The Mini Kit adds another dimension. It’s backpack-portable, supports over 200 Mbps download speeds, and can be used across Starlink’s 150+ country footprint. For the kind of high-mobility professional that the UAE has in abundance — consultants, executives, project managers moving between Gulf states — that’s a genuinely compelling tool.
The Regulatory Angle
Getting a 10-year license in the UAE is not something that happens quietly. Licensing frameworks in the UAE typically require compliance with strict operational, data protection, and content regulations. Starlink’s approval indicates alignment with these requirements, though the long-term regulatory approach to satellite-based providers remains under close observation.
There’s also a sovereignty dimension worth noting. Contrary to traditional land-based internet networks, which are generally owned and operated at the national level, Starlink maintains full control over its constellation of satellites, making access to its internet services subject to its owner’s desires. GCC governments are aware of this dynamic, which is partly why the UAE and Saudi Arabia are simultaneously investing in homegrown tech capabilities and alternative satellite ventures. A 10-year license isn’t unconditional trust; it’s a calculated bet.

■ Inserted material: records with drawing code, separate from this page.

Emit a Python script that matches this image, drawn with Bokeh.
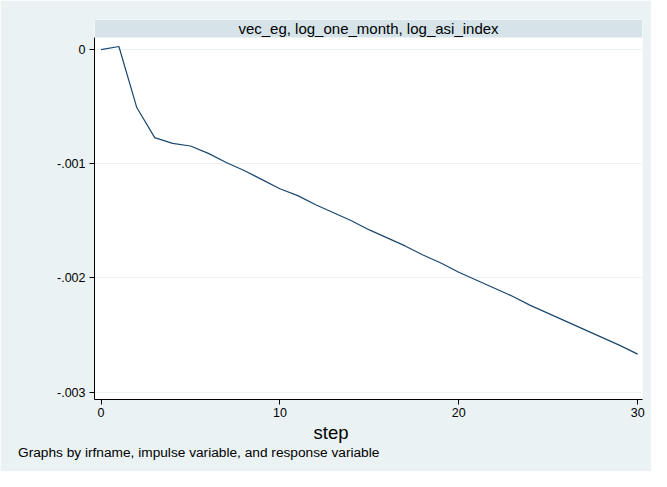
from bokeh.plotting import figure
from bokeh.models import (FixedTicker, Range1d, BoxAnnotation, Label, Title,
                          ColumnDataSource)
from bokeh.embed import file_html
from bokeh.resources import INLINE

# ---- data ----
steps = list(range(0, 31))
irf = [-0.000003, 0.000024, -0.00051, -0.000773, -0.000823, -0.000846, -0.000911,
       -0.00099, -0.00106, -0.00114, -0.00122, -0.00128, -0.00136, -0.00143,
       -0.00150, -0.00158, -0.00165, -0.00172, -0.00180, -0.00187, -0.00195,
       -0.00202, -0.00209, -0.00216, -0.00224, -0.00231, -0.00238, -0.00245,
       -0.00252, -0.00259, -0.002666]
x_ticks = [0, 10, 20, 30]
y_ticks = [0.0, -0.001, -0.002, -0.003]
y_tick_labels = ["0", "-.001", "-.002", "-.003"]
strip_title = "vec_eg, log_one_month, log_asi_index"
x_title = "step"
note = "Graphs by irfname, impulse variable, and response variable"

FONT = "Liberation Sans"
BG = "#eaf2f3"
STRIP = "#d6e4ea"
NAVY = "#1a476f"

W, H = 651, 471
ML, MR, MT, MB = 94, 9, 19, 72

X0, X1 = -0.364, 30.27
Y0, Y1 = -0.003063, 0.0001025      # plot region
YS = 0.000260                      # top of header strip

p = figure(width=W, height=H, output_backend="svg", toolbar_location=None,
           x_range=Range1d(X0, X1), y_range=Range1d(Y0, YS),
           min_border_left=ML, min_border_right=MR, min_border_top=MT,
           min_border_bottom=MB)
p.title = None
p.background_fill_color = "white"
p.border_fill_color = BG
p.outline_line_color = None

src = ColumnDataSource(dict(step=steps, irf=irf))
p.line("step", "irf", source=src, line_color=NAVY, line_width=1.2)

# axes
p.xaxis.ticker = FixedTicker(ticks=x_ticks)
p.yaxis.ticker = FixedTicker(ticks=y_ticks)
p.yaxis.major_label_overrides = {t: l for t, l in zip(y_ticks, y_tick_labels)}
p.yaxis.bounds = (Y0, Y1)
for ax in (p.xaxis[0], p.yaxis[0]):
    ax.axis_line_color = "black"
    ax.axis_line_width = 1
    ax.major_tick_line_color = "black"
    ax.major_tick_in = 0
    ax.major_tick_out = 5
    ax.minor_tick_line_color = None
    ax.major_label_text_font = FONT
    ax.major_label_text_font_size = "12.5px"
    ax.major_label_text_color = "black"
    ax.major_label_standoff = 4
p.xaxis.major_label_standoff = 3

p.xgrid.grid_line_color = None
p.ygrid.grid_line_color = BG
p.ygrid.grid_line_width = 1

# header strip (inside the frame, above the plot region)
p.add_layout(BoxAnnotation(bottom=Y1, fill_color=STRIP, fill_alpha=1.0,
                           line_color=None, level="underlay"))
p.add_layout(Label(x=(X0 + X1) / 2, y=(Y1 + YS) / 2,
                   text=strip_title, text_align="center", text_baseline="middle",
                   text_font=FONT, text_font_size="15px", text_color="black"))

# x axis title and note, as titles below the axis
p.add_layout(Title(text=x_title, align="left", offset=219, standoff=0,
                   text_font=FONT, text_font_size="18.5px",
                   text_font_style="normal", text_color="black"), "below")
p.add_layout(Title(text=note, align="left", offset=-76.5, standoff=0,
                   text_font=FONT, text_font_size="13.7px",
                   text_font_style="normal", text_color="black"), "below")

open("out.html", "w").write(file_html(p, INLINE))
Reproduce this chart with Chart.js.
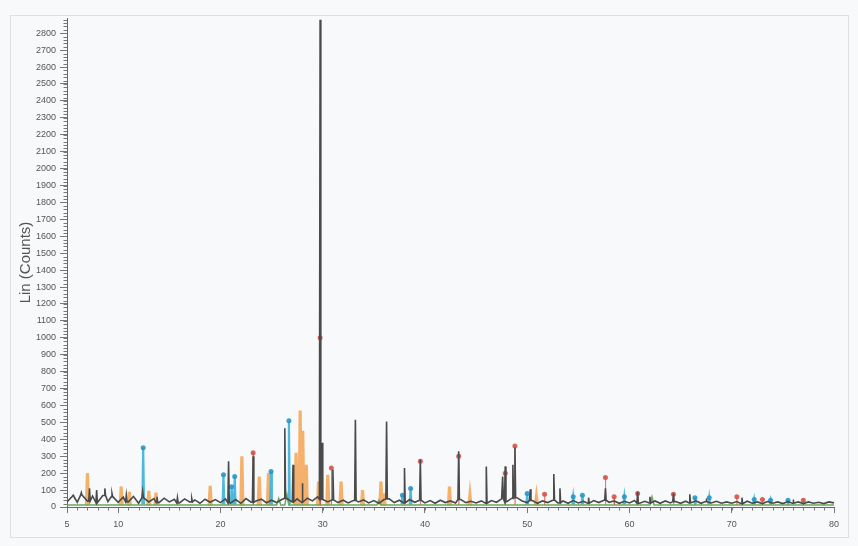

The Bigger Picture: LEO Connectivity and the Travel-Tech Intersection
Starlink’s Gulf rollout — Oman in March 2025, Bahrain in May 2025, Kuwait in March 2026, UAE now — is a coherent regional strategy, not a patchwork of market entries. SpaceX is building distribution density across high-income, infrastructure-forward markets where enterprise and government spending power is significant.
For the travel connectivity space, this matters in a specific way. Starlink’s Roam plans — unlimited global data, pausable subscriptions, hardware that travels — are a different category of product than what eSIM providers like Holafly, Airalo, or Ubigi offer. They’re not competing directly, but they are competing for the same mental real estate: what do I use to stay connected when I leave home?
eSIM still wins on simplicity, device-nativity, and price for most travelers. You don’t carry a dish. But Starlink’s portability hardware is narrowing the gap for a particular segment: long-stay remote workers, expedition travelers, and anyone running operations in places where a local SIM or roaming plan simply doesn’t reach.
The more interesting competitive pressure is on telecom operators. Starlink’s entry introduces a performance-driven benchmark that could push incumbent operators to differentiate further on speed, service guarantees, and bundled digital offerings. Etisalat and du have every reason to watch this closely. As LEO constellations mature — and with Starlink’s Gen 3 satellites targeting fiber-grade speeds — the gap between satellite and terrestrial performance keeps shrinking.
The UAE launch is a signal, not just a service rollout. Satellite connectivity is no longer a fallback for places without infrastructure. It’s becoming a parallel layer — and in a region already obsessed with redundancy, resilience, and Vision 2030-style digital ambition, that layer is going to get a lot of investment in the years ahead.